George Xiaoyuan Fu: Mirrors

Record and Artist Details

Genre:

Instrumental

Label: Platoon

Media Format: Download

Media Runtime: 54

Mastering:

DDD

Catalogue Number: PLAT15459

PLAT15459. George Xiaoyuan Fu: Mirrors

Tracks:

Composition Artist Credit
Clear and Cold Timo Andres, Composer
George Xiaoyuan Fu, Piano
Étude No 5, ‘Toccata’ Unsuk Chin, Composer
George Xiaoyuan Fu, Piano
(3) Préludes, Movement: Le jeu des contraires (1988) Henri Dutilleux, Composer
George Xiaoyuan Fu, Piano
(24) Preludes, Movement: G, Op. 32/5 Sergey Rachmaninov, Composer
George Xiaoyuan Fu, Piano
Miroirs Maurice Ravel, Composer
George Xiaoyuan Fu, Piano
Pastorale Germaine Tailleferre, Composer
George Xiaoyuan Fu, Piano
Bad Habit Germaine Tailleferre, Composer
George Xiaoyuan Fu, Piano

It is very much the fashion for young pianists to record multi-movement suites by a single composer and intersperse pieces by other composers. As it happens, musicality and intelligence govern George Xiaoyuan Fu’s programming agenda, resulting in a genuinely interesting rather than gimmicky playlist.

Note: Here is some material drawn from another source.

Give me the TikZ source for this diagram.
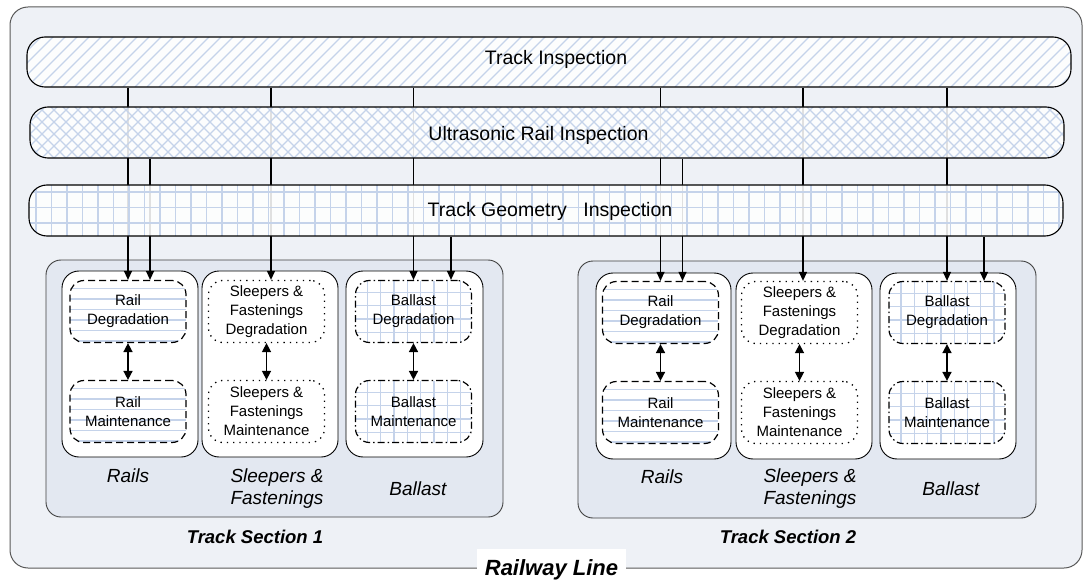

Ravel’s plaintive ‘Oiseaux tristes’, for example, assiduously slips into the third of Dutilleux’s piano preludes. The following piece, Freya Waley-Cohen’s Bad Habit, contains aphoristic high-register chords that mirror those of Ravel’s ‘Noctuelles’. Likewise, the fragmentary yet sweeping gestures in Timo Andres’s Clear and Cold set the stage for the longer arpeggiated paragraphs of ‘Une barque sur l’océan’, while the pointillistic repeated notes throughout Unsuk Chin’s Toccata presage the right hand’s celebrated rapid repeated notes in ‘Alborada del gracioso’.

The main motifs of ‘Alborada’ somehow relate to the slower, gentler themes of Tailleferre’s Pastorale, which actually functions as a bridge into Ravel’s sparsely evocative ‘La vallée des cloches’. The latter’s shimmering mood continues with more melodic immediacy in the closing Rachmaninov G major Prelude, Op 32 No 5.

Fu seems most interpretatively and emotionally at home in the Dutilleux, Waley-Cohen, Andres and Chin pieces. There are more sensual and supple renditions of Miroirs’ odd-numbered movements and the Rachmaninov Prelude to be had, while the icy runs of ‘Alborada’ are more steel clicking than heel-clicking. Still, Fu’s precise fingerwork cannot be faulted, and his gift for programme-building deserves serious attention.